● THE EXERCISE: Exclude the pictures, then repeat the remaining data exactly.

● SUPPLIED INFORMATION:
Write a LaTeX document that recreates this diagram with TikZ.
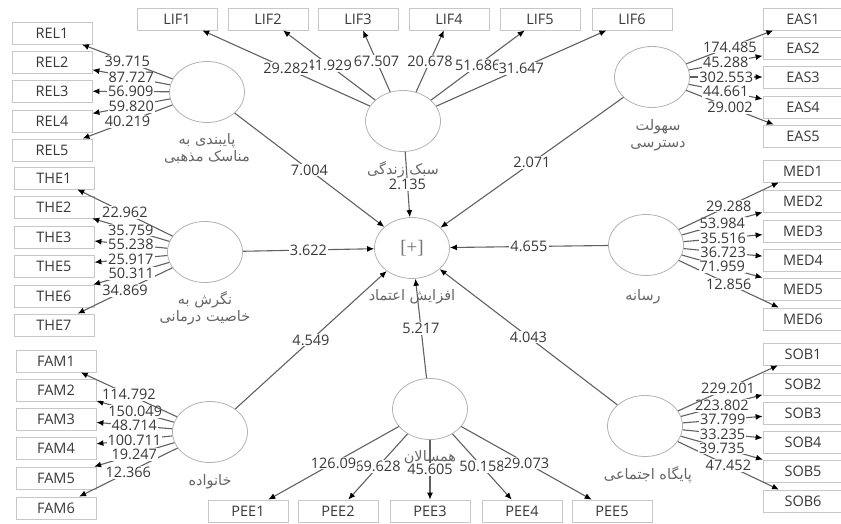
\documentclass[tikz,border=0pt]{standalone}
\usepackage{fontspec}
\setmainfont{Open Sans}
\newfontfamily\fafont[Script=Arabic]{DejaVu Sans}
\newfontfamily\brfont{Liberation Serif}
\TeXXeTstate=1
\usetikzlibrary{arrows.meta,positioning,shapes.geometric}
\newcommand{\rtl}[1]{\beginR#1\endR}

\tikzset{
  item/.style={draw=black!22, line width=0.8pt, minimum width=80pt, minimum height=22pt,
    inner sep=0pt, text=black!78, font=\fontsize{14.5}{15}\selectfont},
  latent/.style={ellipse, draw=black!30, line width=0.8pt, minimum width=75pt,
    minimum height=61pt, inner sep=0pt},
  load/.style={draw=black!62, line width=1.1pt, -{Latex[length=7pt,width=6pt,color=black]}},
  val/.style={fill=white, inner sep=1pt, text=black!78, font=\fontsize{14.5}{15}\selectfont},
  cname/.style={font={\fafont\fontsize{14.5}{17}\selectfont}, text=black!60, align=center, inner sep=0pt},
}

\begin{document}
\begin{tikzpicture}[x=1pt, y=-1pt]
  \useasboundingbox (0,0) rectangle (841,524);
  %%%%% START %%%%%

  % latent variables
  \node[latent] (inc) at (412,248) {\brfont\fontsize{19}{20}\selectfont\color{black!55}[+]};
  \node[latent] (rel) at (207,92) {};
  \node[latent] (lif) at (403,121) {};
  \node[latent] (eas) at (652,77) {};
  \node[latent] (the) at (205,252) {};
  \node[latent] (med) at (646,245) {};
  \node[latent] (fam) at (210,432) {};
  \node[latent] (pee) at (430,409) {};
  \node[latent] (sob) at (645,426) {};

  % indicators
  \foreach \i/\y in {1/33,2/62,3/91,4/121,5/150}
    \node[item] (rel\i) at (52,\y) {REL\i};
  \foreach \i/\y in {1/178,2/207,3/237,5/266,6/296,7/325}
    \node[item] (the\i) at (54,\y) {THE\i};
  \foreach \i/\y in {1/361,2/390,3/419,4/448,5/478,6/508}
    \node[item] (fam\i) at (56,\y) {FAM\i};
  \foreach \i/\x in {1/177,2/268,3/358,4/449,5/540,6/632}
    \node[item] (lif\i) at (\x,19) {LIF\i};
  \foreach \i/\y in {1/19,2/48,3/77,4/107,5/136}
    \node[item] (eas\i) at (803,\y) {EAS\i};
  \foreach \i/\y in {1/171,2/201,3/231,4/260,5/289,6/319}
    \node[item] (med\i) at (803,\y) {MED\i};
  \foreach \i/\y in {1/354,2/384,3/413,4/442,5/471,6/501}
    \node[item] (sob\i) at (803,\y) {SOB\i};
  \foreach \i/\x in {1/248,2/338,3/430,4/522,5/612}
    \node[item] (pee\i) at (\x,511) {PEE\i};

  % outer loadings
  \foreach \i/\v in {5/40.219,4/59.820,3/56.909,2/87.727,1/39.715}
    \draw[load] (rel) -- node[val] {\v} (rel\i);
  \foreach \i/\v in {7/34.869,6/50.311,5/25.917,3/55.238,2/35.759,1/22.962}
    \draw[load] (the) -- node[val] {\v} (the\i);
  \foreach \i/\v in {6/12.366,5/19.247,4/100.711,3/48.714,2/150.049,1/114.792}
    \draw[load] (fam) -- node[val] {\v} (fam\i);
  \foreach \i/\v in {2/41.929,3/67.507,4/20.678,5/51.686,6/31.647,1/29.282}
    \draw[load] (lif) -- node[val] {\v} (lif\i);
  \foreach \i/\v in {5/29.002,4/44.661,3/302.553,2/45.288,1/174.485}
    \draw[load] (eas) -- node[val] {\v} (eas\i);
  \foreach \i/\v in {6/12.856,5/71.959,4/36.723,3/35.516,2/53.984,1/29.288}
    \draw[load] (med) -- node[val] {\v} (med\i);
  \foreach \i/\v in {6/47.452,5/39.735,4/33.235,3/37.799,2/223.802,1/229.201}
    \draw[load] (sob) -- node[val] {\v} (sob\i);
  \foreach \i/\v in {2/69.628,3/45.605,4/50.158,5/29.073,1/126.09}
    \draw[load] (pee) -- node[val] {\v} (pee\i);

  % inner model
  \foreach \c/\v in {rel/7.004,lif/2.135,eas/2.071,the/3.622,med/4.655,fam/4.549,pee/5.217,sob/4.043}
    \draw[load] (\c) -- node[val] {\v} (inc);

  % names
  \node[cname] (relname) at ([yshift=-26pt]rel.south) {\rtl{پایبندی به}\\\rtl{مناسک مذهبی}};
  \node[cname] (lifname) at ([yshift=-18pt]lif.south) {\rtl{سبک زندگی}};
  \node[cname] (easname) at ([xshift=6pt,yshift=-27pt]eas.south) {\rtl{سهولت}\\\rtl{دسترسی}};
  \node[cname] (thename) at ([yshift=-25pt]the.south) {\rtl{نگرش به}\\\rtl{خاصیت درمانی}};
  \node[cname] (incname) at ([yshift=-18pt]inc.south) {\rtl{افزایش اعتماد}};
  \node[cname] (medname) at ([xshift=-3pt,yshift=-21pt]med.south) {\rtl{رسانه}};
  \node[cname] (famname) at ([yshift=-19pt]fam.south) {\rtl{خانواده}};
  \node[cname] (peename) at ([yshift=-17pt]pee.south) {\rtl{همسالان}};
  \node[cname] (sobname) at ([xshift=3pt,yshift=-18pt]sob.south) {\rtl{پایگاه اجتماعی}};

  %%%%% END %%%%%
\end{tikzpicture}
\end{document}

● SOLUTION BELOW:
Write a LaTeX document that recreates this diagram with TikZ.
\documentclass[tikz,border=0pt]{standalone}
\usepackage{fontspec}
\setmainfont{Open Sans}
\newfontfamily\fafont[Script=Arabic]{DejaVu Sans}
\newfontfamily\brfont{Liberation Serif}
\TeXXeTstate=1
\usetikzlibrary{arrows.meta,positioning,shapes.geometric}
\newcommand{\rtl}[1]{\beginR#1\endR}

\tikzset{
  item/.style={draw=black!22, line width=0.8pt, minimum width=80pt, minimum height=22pt,
    inner sep=0pt, text=black!78, font=\fontsize{14.5}{15}\selectfont},
  latent/.style={ellipse, draw=black!30, line width=0.8pt, minimum width=75pt,
    minimum height=61pt, inner sep=0pt},
  load/.style={draw=black!62, line width=1.1pt, -{Latex[length=7pt,width=6pt,color=black]}},
  val/.style={fill=white, inner sep=1pt, text=black!78, font=\fontsize{14.5}{15}\selectfont},
  cname/.style={font={\fafont\fontsize{14.5}{17}\selectfont}, text=black!60, align=center, inner sep=0pt},
}

\begin{document}
\begin{tikzpicture}[x=1pt, y=-1pt]
  \useasboundingbox (0,0) rectangle (841,524);
  %%%%% START %%%%%

  % latent variables
  \node[latent] (inc) at (412,248) {\brfont\fontsize{19}{20}\selectfont\color{black!55}[+]};
  \node[latent] (rel) at (207,92) {};
  \node[latent] (lif) at (403,121) {};
  \node[latent] (eas) at (652,77) {};
  \node[latent] (the) at (205,252) {};
  \node[latent] (med) at (646,245) {};
  \node[latent] (fam) at (210,432) {};
  \node[latent] (pee) at (430,409) {};
  \node[latent] (sob) at (645,426) {};

  % indicators
  \foreach \i/\y in {1/33,2/62,3/91,4/121,5/150}
    \node[item] (rel\i) at (52,\y) {REL\i};
  \foreach \i/\y in {1/178,2/207,3/237,5/266,6/296,7/325}
    \node[item] (the\i) at (54,\y) {THE\i};
  \foreach \i/\y in {1/361,2/390,3/419,4/448,5/478,6/508}
    \node[item] (fam\i) at (56,\y) {FAM\i};
  \foreach \i/\x in {1/177,2/268,3/358,4/449,5/540,6/632}
    \node[item] (lif\i) at (\x,19) {LIF\i};
  \foreach \i/\y in {1/19,2/48,3/77,4/107,5/136}
    \node[item] (eas\i) at (803,\y) {EAS\i};
  \foreach \i/\y in {1/171,2/201,3/231,4/260,5/289,6/319}
    \node[item] (med\i) at (803,\y) {MED\i};
  \foreach \i/\y in {1/354,2/384,3/413,4/442,5/471,6/501}
    \node[item] (sob\i) at (803,\y) {SOB\i};
  \foreach \i/\x in {1/248,2/338,3/430,4/522,5/612}
    \node[item] (pee\i) at (\x,511) {PEE\i};

  % outer loadings
  \foreach \i/\v in {5/40.219,4/59.820,3/56.909,2/87.727,1/39.715}
    \draw[load] (rel) -- node[val] {\v} (rel\i);
  \foreach \i/\v in {7/34.869,6/50.311,5/25.917,3/55.238,2/35.759,1/22.962}
    \draw[load] (the) -- node[val] {\v} (the\i);
  \foreach \i/\v in {6/12.366,5/19.247,4/100.711,3/48.714,2/150.049,1/114.792}
    \draw[load] (fam) -- node[val] {\v} (fam\i);
  \foreach \i/\v in {2/41.929,3/67.507,4/20.678,5/51.686,6/31.647,1/29.282}
    \draw[load] (lif) -- node[val] {\v} (lif\i);
  \foreach \i/\v in {5/29.002,4/44.661,3/302.553,2/45.288,1/174.485}
    \draw[load] (eas) -- node[val] {\v} (eas\i);
  \foreach \i/\v in {6/12.856,5/71.959,4/36.723,3/35.516,2/53.984,1/29.288}
    \draw[load] (med) -- node[val] {\v} (med\i);
  \foreach \i/\v in {6/47.452,5/39.735,4/33.235,3/37.799,2/223.802,1/229.201}
    \draw[load] (sob) -- node[val] {\v} (sob\i);
  \foreach \i/\v in {2/69.628,3/45.605,4/50.158,5/29.073,1/126.09}
    \draw[load] (pee) -- node[val] {\v} (pee\i);

  % inner model
  \foreach \c/\v in {rel/7.004,lif/2.135,eas/2.071,the/3.622,med/4.655,fam/4.549,pee/5.217,sob/4.043}
    \draw[load] (\c) -- node[val] {\v} (inc);

  % names
  \node[cname] (relname) at ([yshift=-26pt]rel.south) {\rtl{پایبندی به}\\\rtl{مناسک مذهبی}};
  \node[cname] (lifname) at ([yshift=-18pt]lif.south) {\rtl{سبک زندگی}};
  \node[cname] (easname) at ([xshift=6pt,yshift=-27pt]eas.south) {\rtl{سهولت}\\\rtl{دسترسی}};
  \node[cname] (thename) at ([yshift=-25pt]the.south) {\rtl{نگرش به}\\\rtl{خاصیت درمانی}};
  \node[cname] (incname) at ([yshift=-18pt]inc.south) {\rtl{افزایش اعتماد}};
  \node[cname] (medname) at ([xshift=-3pt,yshift=-21pt]med.south) {\rtl{رسانه}};
  \node[cname] (famname) at ([yshift=-19pt]fam.south) {\rtl{خانواده}};
  \node[cname] (peename) at ([yshift=-17pt]pee.south) {\rtl{همسالان}};
  \node[cname] (sobname) at ([xshift=3pt,yshift=-18pt]sob.south) {\rtl{پایگاه اجتماعی}};

  %%%%% END %%%%%
\end{tikzpicture}
\end{document}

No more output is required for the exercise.